## INFORMATION SHOWN:
◆ ◆ ◆ ◆ ◆
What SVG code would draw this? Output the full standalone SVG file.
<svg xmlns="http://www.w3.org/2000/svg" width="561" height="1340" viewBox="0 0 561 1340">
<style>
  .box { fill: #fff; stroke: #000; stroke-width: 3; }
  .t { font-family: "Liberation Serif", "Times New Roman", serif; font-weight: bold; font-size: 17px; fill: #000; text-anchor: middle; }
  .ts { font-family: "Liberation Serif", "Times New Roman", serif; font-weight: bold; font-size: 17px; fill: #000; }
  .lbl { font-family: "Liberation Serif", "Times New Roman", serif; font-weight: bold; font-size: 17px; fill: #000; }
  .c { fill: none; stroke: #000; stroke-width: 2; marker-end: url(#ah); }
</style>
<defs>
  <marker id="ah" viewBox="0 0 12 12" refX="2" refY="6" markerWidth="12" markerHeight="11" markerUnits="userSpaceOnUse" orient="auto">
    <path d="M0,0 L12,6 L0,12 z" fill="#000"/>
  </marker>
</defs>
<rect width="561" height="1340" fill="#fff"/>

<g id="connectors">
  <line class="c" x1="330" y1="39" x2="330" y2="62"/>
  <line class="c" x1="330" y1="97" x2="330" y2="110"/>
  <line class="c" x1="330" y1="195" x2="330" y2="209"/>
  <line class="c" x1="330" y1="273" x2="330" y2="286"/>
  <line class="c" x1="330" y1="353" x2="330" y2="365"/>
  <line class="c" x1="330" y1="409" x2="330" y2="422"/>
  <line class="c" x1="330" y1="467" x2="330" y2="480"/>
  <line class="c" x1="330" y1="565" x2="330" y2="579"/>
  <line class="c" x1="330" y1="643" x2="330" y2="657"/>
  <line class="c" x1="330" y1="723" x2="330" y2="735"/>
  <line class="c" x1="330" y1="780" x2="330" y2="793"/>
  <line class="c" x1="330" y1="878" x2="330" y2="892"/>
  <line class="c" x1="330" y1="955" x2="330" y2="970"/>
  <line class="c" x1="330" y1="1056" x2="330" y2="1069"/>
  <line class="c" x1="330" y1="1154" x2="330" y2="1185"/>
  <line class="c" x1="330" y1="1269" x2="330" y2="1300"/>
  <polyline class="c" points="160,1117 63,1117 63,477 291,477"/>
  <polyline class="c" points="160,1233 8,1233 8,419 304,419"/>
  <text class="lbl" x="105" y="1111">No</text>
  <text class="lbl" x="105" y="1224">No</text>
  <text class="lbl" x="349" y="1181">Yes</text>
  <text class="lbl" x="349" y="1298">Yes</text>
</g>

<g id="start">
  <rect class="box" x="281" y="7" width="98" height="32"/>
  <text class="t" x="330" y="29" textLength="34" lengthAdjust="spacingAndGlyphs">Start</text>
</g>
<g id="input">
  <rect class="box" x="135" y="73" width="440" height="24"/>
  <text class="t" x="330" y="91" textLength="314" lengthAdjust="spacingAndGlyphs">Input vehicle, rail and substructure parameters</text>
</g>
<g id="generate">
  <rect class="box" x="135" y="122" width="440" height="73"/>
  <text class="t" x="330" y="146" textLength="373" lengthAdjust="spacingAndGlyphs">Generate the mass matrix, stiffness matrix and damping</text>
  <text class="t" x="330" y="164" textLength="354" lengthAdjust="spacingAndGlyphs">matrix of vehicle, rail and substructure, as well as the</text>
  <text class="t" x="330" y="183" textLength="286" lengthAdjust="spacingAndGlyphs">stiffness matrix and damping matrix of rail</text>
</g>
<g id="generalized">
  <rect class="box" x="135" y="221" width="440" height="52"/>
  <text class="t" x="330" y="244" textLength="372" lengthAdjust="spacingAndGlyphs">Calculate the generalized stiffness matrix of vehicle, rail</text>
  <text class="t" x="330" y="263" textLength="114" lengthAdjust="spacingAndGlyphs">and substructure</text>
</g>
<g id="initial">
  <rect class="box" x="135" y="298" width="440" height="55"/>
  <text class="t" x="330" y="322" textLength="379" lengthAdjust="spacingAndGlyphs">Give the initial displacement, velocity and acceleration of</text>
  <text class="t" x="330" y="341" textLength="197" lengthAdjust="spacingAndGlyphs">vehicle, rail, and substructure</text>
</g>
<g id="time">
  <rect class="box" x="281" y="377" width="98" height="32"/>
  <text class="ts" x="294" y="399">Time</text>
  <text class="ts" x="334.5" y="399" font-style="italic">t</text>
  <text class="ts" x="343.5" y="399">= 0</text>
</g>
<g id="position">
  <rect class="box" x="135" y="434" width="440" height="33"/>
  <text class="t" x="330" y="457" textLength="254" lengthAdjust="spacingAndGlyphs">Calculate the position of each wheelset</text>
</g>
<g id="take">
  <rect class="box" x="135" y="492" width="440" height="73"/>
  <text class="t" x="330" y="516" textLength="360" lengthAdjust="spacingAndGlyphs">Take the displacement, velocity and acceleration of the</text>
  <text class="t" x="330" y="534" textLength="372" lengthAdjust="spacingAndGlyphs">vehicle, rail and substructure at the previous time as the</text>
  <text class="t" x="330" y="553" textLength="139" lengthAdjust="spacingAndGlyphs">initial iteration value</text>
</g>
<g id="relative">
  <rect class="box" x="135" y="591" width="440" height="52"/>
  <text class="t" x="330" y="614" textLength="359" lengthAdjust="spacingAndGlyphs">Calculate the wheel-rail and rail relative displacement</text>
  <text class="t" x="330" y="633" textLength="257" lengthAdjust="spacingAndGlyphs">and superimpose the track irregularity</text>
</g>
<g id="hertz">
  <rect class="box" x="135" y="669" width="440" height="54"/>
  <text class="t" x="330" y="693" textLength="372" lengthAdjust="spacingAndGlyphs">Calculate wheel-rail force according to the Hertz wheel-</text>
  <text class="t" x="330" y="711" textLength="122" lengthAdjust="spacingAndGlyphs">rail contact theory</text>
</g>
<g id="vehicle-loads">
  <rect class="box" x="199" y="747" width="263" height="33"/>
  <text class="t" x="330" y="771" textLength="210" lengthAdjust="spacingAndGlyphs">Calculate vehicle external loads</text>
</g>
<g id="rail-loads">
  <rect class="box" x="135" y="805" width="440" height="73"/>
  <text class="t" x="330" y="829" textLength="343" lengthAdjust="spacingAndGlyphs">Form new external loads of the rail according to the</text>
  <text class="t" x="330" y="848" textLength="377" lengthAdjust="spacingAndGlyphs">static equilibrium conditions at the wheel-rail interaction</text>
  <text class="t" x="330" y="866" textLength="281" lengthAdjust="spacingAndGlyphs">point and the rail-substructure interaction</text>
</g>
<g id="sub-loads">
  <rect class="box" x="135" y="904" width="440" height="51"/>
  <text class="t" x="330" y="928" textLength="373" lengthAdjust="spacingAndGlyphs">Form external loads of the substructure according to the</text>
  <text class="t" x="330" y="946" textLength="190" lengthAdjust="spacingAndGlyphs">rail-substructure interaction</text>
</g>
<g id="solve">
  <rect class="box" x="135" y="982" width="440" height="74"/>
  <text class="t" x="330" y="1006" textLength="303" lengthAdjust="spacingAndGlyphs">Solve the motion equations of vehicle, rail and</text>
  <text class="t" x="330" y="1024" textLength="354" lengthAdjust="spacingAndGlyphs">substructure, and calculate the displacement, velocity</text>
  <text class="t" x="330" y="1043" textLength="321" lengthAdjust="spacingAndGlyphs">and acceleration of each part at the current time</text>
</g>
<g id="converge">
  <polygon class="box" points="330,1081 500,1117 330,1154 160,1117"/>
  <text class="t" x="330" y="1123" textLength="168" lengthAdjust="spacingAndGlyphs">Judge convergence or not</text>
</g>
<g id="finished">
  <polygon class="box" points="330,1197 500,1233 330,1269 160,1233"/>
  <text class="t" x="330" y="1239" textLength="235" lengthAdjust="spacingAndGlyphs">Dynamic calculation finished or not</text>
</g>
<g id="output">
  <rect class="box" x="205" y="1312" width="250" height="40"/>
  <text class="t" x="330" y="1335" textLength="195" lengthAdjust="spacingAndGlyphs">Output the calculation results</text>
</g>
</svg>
◆ ◆ ◆ ◆ ◆
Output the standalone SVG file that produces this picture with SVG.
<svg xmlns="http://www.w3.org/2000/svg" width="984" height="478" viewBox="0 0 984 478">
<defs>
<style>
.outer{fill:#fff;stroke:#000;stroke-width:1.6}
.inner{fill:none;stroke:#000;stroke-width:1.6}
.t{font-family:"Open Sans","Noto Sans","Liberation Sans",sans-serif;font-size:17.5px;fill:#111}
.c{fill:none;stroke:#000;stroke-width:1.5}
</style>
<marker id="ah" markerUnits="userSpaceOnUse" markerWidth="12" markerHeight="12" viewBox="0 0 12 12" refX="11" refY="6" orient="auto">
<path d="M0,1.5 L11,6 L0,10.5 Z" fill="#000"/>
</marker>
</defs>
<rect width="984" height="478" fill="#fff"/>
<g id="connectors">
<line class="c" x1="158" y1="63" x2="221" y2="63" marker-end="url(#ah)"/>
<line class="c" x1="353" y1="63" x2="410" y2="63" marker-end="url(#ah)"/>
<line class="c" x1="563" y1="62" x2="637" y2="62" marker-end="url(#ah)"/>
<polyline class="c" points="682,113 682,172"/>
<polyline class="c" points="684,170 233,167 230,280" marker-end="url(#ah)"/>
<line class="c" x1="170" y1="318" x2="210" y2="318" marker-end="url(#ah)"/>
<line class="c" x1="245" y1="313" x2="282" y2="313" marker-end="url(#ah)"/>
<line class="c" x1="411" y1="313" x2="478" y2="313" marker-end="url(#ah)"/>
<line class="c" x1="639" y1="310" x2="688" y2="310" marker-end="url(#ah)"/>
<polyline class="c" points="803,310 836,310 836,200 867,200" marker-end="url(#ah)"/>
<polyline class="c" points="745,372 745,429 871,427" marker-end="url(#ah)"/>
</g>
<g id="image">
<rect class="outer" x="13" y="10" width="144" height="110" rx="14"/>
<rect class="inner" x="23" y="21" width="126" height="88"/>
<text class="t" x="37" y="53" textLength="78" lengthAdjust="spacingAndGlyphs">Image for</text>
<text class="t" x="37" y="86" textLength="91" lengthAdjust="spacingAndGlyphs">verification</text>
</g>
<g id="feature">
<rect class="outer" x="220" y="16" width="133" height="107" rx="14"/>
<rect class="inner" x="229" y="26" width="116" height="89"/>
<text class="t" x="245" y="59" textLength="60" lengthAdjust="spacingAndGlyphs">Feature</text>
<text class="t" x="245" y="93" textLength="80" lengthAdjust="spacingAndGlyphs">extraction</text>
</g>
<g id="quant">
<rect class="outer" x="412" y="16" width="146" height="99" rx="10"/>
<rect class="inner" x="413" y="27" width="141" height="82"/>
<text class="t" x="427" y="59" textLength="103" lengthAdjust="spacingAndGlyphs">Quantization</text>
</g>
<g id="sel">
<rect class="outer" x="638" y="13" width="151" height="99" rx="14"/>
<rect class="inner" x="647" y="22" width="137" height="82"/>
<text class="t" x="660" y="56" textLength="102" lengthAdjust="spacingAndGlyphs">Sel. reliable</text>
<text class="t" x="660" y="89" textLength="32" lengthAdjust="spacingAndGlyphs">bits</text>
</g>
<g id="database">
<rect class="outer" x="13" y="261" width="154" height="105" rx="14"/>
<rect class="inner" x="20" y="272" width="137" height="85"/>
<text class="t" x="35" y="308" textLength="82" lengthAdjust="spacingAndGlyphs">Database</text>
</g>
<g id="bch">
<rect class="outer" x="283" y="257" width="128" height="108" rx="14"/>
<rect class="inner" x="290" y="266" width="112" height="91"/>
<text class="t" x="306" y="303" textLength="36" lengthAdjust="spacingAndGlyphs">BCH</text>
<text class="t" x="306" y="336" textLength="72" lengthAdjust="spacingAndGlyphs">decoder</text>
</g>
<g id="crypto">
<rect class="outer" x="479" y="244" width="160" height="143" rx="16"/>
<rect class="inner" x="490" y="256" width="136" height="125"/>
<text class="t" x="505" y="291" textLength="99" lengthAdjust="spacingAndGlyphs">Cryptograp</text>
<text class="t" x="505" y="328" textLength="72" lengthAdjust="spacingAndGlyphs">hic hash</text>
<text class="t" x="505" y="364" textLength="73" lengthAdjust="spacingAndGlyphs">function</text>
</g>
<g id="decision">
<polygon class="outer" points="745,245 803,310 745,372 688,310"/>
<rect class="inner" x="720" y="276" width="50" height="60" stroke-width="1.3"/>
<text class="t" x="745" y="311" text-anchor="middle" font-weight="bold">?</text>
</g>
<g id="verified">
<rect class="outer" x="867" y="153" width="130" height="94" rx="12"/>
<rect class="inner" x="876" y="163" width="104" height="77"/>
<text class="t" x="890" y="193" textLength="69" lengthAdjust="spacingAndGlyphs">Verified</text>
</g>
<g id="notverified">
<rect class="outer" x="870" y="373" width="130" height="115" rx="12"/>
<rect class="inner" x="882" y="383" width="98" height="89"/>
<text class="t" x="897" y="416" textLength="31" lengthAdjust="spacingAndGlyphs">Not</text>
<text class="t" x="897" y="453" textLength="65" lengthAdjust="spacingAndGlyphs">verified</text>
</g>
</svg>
◆ ◆ ◆ ◆ ◆
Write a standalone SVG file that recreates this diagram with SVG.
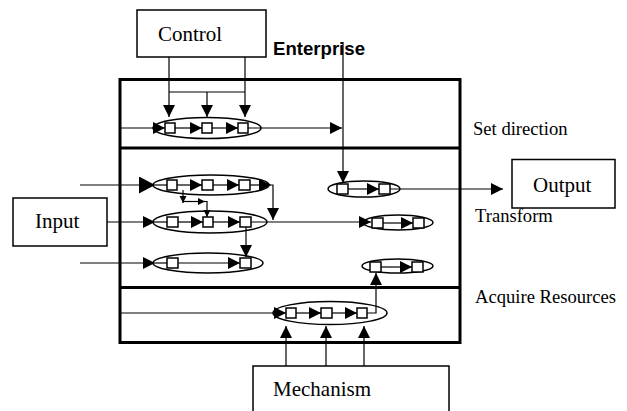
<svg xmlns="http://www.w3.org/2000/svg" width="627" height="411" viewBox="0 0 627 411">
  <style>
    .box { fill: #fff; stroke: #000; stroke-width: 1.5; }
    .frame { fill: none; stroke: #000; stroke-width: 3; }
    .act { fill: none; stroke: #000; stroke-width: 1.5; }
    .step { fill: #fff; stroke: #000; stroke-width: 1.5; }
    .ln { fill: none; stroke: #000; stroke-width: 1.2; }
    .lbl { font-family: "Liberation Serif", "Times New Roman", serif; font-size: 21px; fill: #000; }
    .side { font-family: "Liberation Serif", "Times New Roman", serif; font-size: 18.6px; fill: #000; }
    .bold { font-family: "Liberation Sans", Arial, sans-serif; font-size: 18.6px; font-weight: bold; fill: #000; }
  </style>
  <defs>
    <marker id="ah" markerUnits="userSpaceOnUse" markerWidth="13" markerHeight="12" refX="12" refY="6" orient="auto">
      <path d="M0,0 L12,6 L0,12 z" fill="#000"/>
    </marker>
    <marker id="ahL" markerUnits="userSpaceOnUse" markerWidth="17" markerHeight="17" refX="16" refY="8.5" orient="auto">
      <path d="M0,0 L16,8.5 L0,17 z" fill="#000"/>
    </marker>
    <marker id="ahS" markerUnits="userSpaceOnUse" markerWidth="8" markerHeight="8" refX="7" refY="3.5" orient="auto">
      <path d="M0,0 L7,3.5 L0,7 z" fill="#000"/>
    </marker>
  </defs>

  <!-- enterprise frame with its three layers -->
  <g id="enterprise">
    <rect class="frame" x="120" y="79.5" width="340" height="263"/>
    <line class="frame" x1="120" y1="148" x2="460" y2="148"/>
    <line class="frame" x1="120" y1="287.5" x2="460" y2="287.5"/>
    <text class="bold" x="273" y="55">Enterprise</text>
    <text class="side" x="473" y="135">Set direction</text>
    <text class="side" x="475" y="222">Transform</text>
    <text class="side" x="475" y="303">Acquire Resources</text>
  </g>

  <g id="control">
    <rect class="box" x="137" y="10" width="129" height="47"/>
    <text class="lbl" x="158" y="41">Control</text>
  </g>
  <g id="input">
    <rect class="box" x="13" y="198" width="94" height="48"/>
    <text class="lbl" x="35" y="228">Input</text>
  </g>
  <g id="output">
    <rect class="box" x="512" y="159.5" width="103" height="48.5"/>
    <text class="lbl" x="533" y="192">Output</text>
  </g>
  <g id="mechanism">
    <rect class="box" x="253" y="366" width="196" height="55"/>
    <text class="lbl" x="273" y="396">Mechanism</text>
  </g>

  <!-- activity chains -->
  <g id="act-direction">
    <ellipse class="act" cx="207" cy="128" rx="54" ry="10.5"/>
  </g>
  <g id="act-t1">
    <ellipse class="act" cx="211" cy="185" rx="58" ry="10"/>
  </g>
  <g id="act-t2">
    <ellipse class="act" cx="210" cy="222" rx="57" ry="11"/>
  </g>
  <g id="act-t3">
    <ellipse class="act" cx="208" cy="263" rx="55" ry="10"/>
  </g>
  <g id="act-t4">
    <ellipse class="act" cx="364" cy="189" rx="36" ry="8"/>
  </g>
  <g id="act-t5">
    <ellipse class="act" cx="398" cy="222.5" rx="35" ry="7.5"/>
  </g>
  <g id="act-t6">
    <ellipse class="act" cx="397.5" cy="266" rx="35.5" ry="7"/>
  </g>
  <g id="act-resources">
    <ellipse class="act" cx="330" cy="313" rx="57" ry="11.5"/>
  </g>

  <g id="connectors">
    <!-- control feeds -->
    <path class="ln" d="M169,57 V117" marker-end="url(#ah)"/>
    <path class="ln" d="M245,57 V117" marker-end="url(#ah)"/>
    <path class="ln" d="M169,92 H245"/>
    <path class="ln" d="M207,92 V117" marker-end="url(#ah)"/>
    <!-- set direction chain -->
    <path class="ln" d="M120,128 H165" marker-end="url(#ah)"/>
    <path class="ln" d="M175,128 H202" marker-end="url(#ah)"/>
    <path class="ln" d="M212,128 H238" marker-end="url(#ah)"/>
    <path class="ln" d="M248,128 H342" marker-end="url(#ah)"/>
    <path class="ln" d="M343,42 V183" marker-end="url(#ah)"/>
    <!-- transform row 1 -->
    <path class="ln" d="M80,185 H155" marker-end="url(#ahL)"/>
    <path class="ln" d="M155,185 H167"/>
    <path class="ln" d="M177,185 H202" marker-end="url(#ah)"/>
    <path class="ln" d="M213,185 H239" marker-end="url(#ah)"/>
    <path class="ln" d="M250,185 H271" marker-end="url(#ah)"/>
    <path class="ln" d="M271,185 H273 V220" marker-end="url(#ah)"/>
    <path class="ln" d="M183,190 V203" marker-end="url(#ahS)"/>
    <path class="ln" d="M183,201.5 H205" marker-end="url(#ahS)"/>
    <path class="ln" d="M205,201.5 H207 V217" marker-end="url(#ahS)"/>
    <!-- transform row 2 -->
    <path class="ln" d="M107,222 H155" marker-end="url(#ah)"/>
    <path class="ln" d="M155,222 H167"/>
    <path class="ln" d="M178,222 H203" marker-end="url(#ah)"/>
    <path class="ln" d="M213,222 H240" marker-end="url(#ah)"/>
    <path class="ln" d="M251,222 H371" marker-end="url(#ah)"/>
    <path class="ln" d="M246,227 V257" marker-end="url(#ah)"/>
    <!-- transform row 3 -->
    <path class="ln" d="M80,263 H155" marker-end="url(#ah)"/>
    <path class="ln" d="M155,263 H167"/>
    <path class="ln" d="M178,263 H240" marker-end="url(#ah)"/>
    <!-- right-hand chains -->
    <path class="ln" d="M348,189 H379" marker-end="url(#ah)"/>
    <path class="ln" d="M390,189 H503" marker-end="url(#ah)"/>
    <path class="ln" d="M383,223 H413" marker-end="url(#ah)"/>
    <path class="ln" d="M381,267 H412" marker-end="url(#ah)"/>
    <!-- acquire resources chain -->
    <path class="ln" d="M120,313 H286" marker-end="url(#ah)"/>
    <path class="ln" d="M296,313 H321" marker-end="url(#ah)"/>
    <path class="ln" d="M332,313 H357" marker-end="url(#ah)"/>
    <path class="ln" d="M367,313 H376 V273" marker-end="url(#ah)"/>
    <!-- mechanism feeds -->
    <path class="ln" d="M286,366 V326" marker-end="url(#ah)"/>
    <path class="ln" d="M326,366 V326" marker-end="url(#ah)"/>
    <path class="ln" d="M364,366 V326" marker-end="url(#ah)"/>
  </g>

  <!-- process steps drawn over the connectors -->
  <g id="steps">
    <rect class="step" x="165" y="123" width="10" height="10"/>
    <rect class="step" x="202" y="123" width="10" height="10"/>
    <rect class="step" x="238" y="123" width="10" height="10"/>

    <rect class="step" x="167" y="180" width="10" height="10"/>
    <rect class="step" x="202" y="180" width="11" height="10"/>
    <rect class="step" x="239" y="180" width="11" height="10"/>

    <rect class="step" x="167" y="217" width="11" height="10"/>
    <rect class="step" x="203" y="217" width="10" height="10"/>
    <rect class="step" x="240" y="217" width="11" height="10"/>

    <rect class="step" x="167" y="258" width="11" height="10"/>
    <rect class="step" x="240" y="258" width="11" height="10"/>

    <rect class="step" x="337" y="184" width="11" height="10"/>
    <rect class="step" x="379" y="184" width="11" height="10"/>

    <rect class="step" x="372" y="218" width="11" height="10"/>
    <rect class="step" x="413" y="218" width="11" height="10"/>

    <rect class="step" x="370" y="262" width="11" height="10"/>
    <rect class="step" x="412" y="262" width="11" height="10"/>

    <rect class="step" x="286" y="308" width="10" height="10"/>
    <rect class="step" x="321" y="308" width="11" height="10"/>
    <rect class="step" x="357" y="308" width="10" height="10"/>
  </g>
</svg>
◆ ◆ ◆ ◆ ◆
## DIRECTIVE:
From the entries, report each line that includes the word "with".

## OUTPUT FOR THIS EXERCISE:
Output the standalone SVG file that produces this picture with SVG.
Write a standalone SVG file that recreates this diagram with SVG.
  <!-- enterprise frame with its three layers -->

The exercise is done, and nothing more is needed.